Directed by: #VaibhavGhodeswar
Cheers! is a short film written and directed by Vaibhav Ghodeswar that, despite its name, portrays a very sad story. It follows Prakash Waghmare’s (Rajesh Ambulkar) last day as he prepares for his suicide. Prakas is a farmer who is unable to cope with his financial troubles and the shame it brings.
We are introduced to Prakash as he ties a rope to a tree in order to hang himself.

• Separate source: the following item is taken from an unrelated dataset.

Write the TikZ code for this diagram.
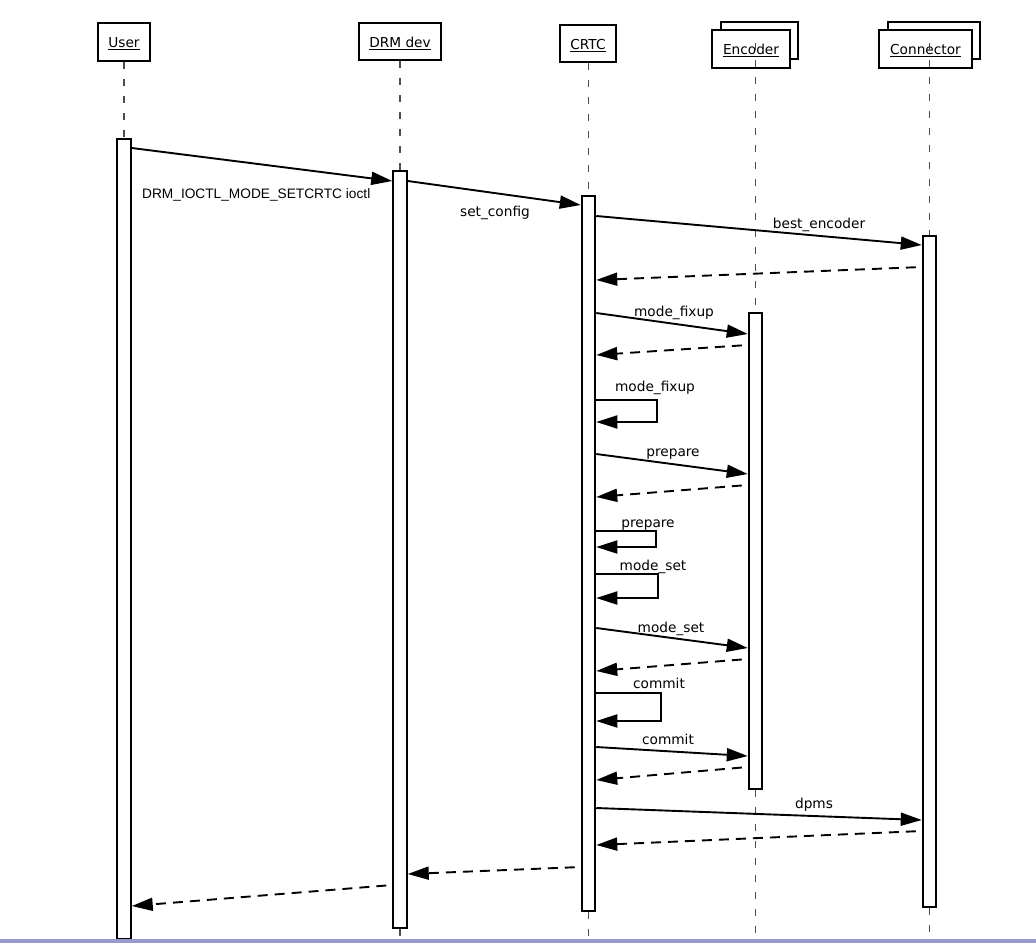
\documentclass[tikz,border=0pt]{standalone}
\usepackage{fontspec}
\setmainfont{DejaVu Sans}
\newfontfamily\libsans{Liberation Sans}
\usetikzlibrary{arrows.meta,calc}
\definecolor{barpurple}{HTML}{9999CC}
\begin{document}
\begin{tikzpicture}[x=1pt,y=-1pt,
  every node/.style={font=\fontsize{13.7pt}{16pt}\selectfont, inner sep=0pt},
  headbox/.style={draw, fill=white, line width=2pt, text height=11.5pt, text depth=0pt},
  actbar/.style={draw, fill=white, line width=2pt, minimum width=13.5pt, anchor=north},
  lifeline/.style={draw=black!70, line width=1.2pt, dash pattern=on 7pt off 10pt},
  msg/.style={line width=1.9pt, -{Triangle[length=21pt,width=13pt]}},
  ret/.style={msg, dash pattern=on 10pt off 7pt, shorten <=6pt},
  lbl/.style={anchor=base}
]
\useasboundingbox (0,0) rectangle (1036,943);

% header boxes
\node[headbox, minimum width=52pt, minimum height=38pt] (user) at (124,42) {\underline{User}};
\node[headbox, minimum width=82pt, minimum height=37pt] (drm) at (400,41.5) {\underline{DRM dev}};
\node[headbox, minimum width=56pt, minimum height=37pt] (crtc) at (588,43.5) {\underline{CRTC}};
\node[headbox, minimum width=77pt, minimum height=37pt] (encback) at (759.5,40.5) {};
\node[headbox, minimum width=78pt, minimum height=38pt] (enc) at (751,49) {\underline{Encoder}};
\node[headbox, minimum width=92pt, minimum height=37pt] (conback) at (934,40.5) {};
\node[headbox, minimum width=93pt, minimum height=38pt] (con) at (925.5,49) {\underline{Connector}};

% activation bars
\node[actbar, minimum height=800pt] (userbar) at (124,138) {};
\node[actbar, minimum height=757pt] (drmbar) at (400,170) {};
\node[actbar, minimum height=715pt] (crtcbar) at (588.5,195) {};
\node[actbar, minimum height=476pt] (encbar) at (755.5,312) {};
\node[actbar, minimum height=671pt] (conbar) at (929.5,235) {};

% lifelines
\draw[lifeline] (user.south) -- (userbar.north);
\draw[lifeline] (userbar.south) -- (userbar.south |- 0,943);
\draw[lifeline] (drm.south) -- (drmbar.north);
\draw[lifeline] (drmbar.south) -- (drmbar.south |- 0,943);
\draw[lifeline] (crtcbar.north |- crtc.south) -- (crtcbar.north);
\draw[lifeline] (crtcbar.south) -- (crtcbar.south |- 0,943);
\draw[lifeline] (encbar.north |- 0,43) -- (encbar.north);
\draw[lifeline] (encbar.south) -- (encbar.south |- 0,943);
\draw[lifeline] (conbar.north |- 0,43) -- (conbar.north);
\draw[lifeline] (conbar.south) -- (conbar.south |- 0,943);

% messages
\draw[msg] (userbar.east |- 0,148) -- (drmbar.west |- 0,181);
\draw[msg] (drmbar.east |- 0,181) -- (crtcbar.west |- 0,205);
\draw[msg] (crtcbar.east |- 0,216) -- (conbar.west |- 0,245);
\draw[ret] (conbar.west |- 0,267) -- (crtcbar.east |- 0,280);
\draw[msg] (crtcbar.east |- 0,313) -- (encbar.west |- 0,334);
\draw[ret] (encbar.west |- 0,345) -- (crtcbar.east |- 0,355);
\draw[msg] (crtcbar.east |- 0,400) -- ++(61,0) |- (crtcbar.east |- 0,422);
\draw[msg] (crtcbar.east |- 0,454) -- (encbar.west |- 0,474);
\draw[ret] (encbar.west |- 0,485) -- (crtcbar.east |- 0,497);
\draw[msg] (crtcbar.east |- 0,531) -- ++(60,0) |- (crtcbar.east |- 0,547);
\draw[msg] (crtcbar.east |- 0,574) -- ++(62,0) |- (crtcbar.east |- 0,598);
\draw[msg] (crtcbar.east |- 0,628) -- (encbar.west |- 0,648);
\draw[ret] (encbar.west |- 0,659) -- (crtcbar.east |- 0,671);
\draw[msg] (crtcbar.east |- 0,693) -- ++(65,0) |- (crtcbar.east |- 0,721);
\draw[msg] (crtcbar.east |- 0,747) -- (encbar.west |- 0,756);
\draw[ret] (encbar.west |- 0,767) -- (crtcbar.east |- 0,780);
\draw[msg] (crtcbar.east |- 0,808) -- (conbar.west |- 0,820);
\draw[ret] (conbar.west |- 0,831) -- (crtcbar.east |- 0,845);
\draw[ret] (crtcbar.west |- 0,867) -- (drmbar.east |- 0,874);
\draw[ret] (drmbar.west |- 0,885) -- (userbar.east |- 0,906);

% labels
\node[anchor=base west, font=\fontsize{13.7pt}{16pt}\libsans] (l1) at (142,198) {DRM\_IOCTL\_MODE\_SETCRTC ioctl};
\node[lbl] (l2) at (495,216) {set\_config};
\node[lbl] (l3) at (819,228) {best\_encoder};
\node[lbl] (l4) at (674,316) {mode\_fixup};
\node[lbl] (l5) at (655,391) {mode\_fixup};
\node[lbl] (l6) at (673,456) {prepare};
\node[lbl] (l7) at (648,527) {prepare};
\node[lbl] (l8) at (653,570) {mode\_set};
\node[lbl] (l9) at (671,632) {mode\_set};
\node[lbl] (l10) at (659,688) {commit};
\node[lbl] (l11) at (668,744) {commit};
\node[lbl] (l12) at (814,808) {dpms};

% bottom bar
\fill[barpurple] (0,939) rectangle (1036,943);
\end{tikzpicture}
\end{document}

The #cinematography in this scene, done by Azam Karnik who also worked on the sound and editing, is visually stunning and carries depth. Before we see Prakash, the camera lingers on the landscape – it is vast, somewhat beautiful, but more importantly, it is empty. Prakash is a farmer who lost his money and failed to recover it through his work - the landscape shows us how big and isolating it is, the grandness Prakash is against. Moreover, Prakash is shown at the corner of the frame, he is small and insignificant compared to the grandiosity of the land. The camera moves smoothly showing us Prakash’s care when preparing the rope – this sequence packs an ambiguity because although it is a beautiful shot, the action it is depicting is painfully heartbroken. Not only that, the cinematography goes a step further confusing us with its incessant movements – almost like Prakash feels – he is confused and his inert position reminds him, and us, that the world will keep on moving despite his, and ours, immobility.
However, Prakash decides not to end his life and takes the rope down. At the same time, his friend, Santosh comes to him to ask for his help – he needs to pull out a dead pig that has fallen into a well. Prakash helps him using the rope he didn’t use before – now instead of ending a life, the rope is being used to fix something, regardless that the object is a dead pig. We soon learn that the idea of suicide did not leave Prakash’s mind, he has simply postponed it. In exchange for his help, he is offered money but turns it down since he won’t have any use of it.
Our protagonist accepts to have a drink with his brother – rum, even though it is expensive. Unbeknownst to Santosh, the drink is Prakash’s goodbye. He drains bottles of whiskey and adds old pesticide to make sure his plan will succeed.
Ghodeswar’s short film is beautifully intense. We don’t know much about Prakash, therefore the audience is not engaged in stopping him, but rather we want him to succeed. Ambulkar’s portrayal of desperate Prakash is exceptional – he is not over the top, he moves delicately illustrating how fragile and hopeless he is. Ambulkar is portraying a man who breathes but no longer exists.
Although there were some problems with the sound and the subtitles, they did not spoil the film for me. I was able to get into the story and deeply feel for the character in mere 22 minutes. And that shows that Vaibhav Ghodeswar did a very good job directing this short.